"""

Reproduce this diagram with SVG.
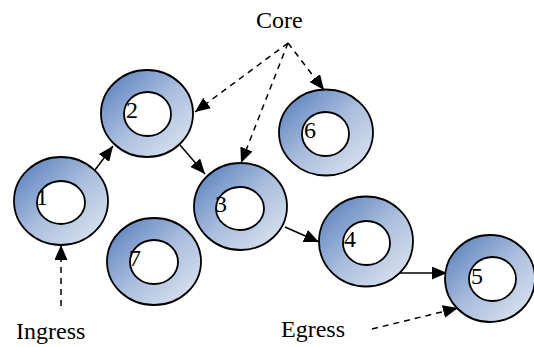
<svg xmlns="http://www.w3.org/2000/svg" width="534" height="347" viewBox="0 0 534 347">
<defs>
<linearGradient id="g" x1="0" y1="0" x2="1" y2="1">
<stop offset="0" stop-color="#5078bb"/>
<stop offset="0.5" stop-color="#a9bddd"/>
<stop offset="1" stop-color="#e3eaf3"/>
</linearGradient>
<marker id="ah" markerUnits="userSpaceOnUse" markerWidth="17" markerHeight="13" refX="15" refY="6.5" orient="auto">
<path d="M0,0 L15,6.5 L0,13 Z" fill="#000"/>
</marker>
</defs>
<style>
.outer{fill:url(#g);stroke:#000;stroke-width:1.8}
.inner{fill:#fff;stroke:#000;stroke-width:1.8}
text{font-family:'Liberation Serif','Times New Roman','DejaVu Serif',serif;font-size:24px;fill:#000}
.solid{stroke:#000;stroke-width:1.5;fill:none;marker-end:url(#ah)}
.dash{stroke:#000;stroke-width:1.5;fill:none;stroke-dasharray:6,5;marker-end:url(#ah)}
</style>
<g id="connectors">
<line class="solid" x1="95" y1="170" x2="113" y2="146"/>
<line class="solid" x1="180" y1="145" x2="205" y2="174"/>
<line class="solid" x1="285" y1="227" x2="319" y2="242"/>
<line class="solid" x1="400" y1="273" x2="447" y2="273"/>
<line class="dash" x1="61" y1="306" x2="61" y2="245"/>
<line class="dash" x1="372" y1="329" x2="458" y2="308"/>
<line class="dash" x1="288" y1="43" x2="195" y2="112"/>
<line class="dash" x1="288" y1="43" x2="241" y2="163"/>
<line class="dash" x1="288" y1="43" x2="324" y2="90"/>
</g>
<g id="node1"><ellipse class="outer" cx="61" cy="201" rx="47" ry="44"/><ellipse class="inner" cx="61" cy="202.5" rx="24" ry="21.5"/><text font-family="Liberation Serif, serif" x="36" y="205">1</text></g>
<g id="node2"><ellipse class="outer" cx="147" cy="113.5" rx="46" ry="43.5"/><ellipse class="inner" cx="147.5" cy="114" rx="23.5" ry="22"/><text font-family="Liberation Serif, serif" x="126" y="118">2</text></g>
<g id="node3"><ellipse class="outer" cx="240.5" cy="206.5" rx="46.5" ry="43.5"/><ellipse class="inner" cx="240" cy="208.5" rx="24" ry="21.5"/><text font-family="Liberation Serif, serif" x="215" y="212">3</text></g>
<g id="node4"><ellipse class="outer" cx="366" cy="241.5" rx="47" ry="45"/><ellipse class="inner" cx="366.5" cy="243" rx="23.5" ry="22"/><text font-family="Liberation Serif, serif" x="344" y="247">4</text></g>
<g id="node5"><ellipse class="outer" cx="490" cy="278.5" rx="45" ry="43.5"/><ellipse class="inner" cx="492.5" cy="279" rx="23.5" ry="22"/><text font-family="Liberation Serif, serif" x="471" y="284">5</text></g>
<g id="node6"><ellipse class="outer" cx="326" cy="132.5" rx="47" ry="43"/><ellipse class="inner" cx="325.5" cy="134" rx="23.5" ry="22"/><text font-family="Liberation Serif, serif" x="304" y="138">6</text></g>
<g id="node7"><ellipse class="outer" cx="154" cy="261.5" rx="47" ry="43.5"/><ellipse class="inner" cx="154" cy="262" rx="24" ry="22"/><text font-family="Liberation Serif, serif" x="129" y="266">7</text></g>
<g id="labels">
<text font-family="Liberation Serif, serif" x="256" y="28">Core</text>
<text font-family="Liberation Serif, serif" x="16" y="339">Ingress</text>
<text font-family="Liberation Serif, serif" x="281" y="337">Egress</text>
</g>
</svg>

"""

Write out each line again precisely as it appears, skipping every picture.

Reproduce this diagram with SVG.
<svg xmlns="http://www.w3.org/2000/svg" width="534" height="347" viewBox="0 0 534 347">
<defs>
<linearGradient id="g" x1="0" y1="0" x2="1" y2="1">
<stop offset="0" stop-color="#5078bb"/>
<stop offset="0.5" stop-color="#a9bddd"/>
<stop offset="1" stop-color="#e3eaf3"/>
</linearGradient>
<marker id="ah" markerUnits="userSpaceOnUse" markerWidth="17" markerHeight="13" refX="15" refY="6.5" orient="auto">
<path d="M0,0 L15,6.5 L0,13 Z" fill="#000"/>
</marker>
</defs>
<style>
.outer{fill:url(#g);stroke:#000;stroke-width:1.8}
.inner{fill:#fff;stroke:#000;stroke-width:1.8}
text{font-family:'Liberation Serif','Times New Roman','DejaVu Serif',serif;font-size:24px;fill:#000}
.solid{stroke:#000;stroke-width:1.5;fill:none;marker-end:url(#ah)}
.dash{stroke:#000;stroke-width:1.5;fill:none;stroke-dasharray:6,5;marker-end:url(#ah)}
</style>
<g id="connectors">
<line class="solid" x1="95" y1="170" x2="113" y2="146"/>
<line class="solid" x1="180" y1="145" x2="205" y2="174"/>
<line class="solid" x1="285" y1="227" x2="319" y2="242"/>
<line class="solid" x1="400" y1="273" x2="447" y2="273"/>
<line class="dash" x1="61" y1="306" x2="61" y2="245"/>
<line class="dash" x1="372" y1="329" x2="458" y2="308"/>
<line class="dash" x1="288" y1="43" x2="195" y2="112"/>
<line class="dash" x1="288" y1="43" x2="241" y2="163"/>
<line class="dash" x1="288" y1="43" x2="324" y2="90"/>
</g>
<g id="node1"><ellipse class="outer" cx="61" cy="201" rx="47" ry="44"/><ellipse class="inner" cx="61" cy="202.5" rx="24" ry="21.5"/><text font-family="Liberation Serif, serif" x="36" y="205">1</text></g>
<g id="node2"><ellipse class="outer" cx="147" cy="113.5" rx="46" ry="43.5"/><ellipse class="inner" cx="147.5" cy="114" rx="23.5" ry="22"/><text font-family="Liberation Serif, serif" x="126" y="118">2</text></g>
<g id="node3"><ellipse class="outer" cx="240.5" cy="206.5" rx="46.5" ry="43.5"/><ellipse class="inner" cx="240" cy="208.5" rx="24" ry="21.5"/><text font-family="Liberation Serif, serif" x="215" y="212">3</text></g>
<g id="node4"><ellipse class="outer" cx="366" cy="241.5" rx="47" ry="45"/><ellipse class="inner" cx="366.5" cy="243" rx="23.5" ry="22"/><text font-family="Liberation Serif, serif" x="344" y="247">4</text></g>
<g id="node5"><ellipse class="outer" cx="490" cy="278.5" rx="45" ry="43.5"/><ellipse class="inner" cx="492.5" cy="279" rx="23.5" ry="22"/><text font-family="Liberation Serif, serif" x="471" y="284">5</text></g>
<g id="node6"><ellipse class="outer" cx="326" cy="132.5" rx="47" ry="43"/><ellipse class="inner" cx="325.5" cy="134" rx="23.5" ry="22"/><text font-family="Liberation Serif, serif" x="304" y="138">6</text></g>
<g id="node7"><ellipse class="outer" cx="154" cy="261.5" rx="47" ry="43.5"/><ellipse class="inner" cx="154" cy="262" rx="24" ry="22"/><text font-family="Liberation Serif, serif" x="129" y="266">7</text></g>
<g id="labels">
<text font-family="Liberation Serif, serif" x="256" y="28">Core</text>
<text font-family="Liberation Serif, serif" x="16" y="339">Ingress</text>
<text font-family="Liberation Serif, serif" x="281" y="337">Egress</text>
</g>
</svg>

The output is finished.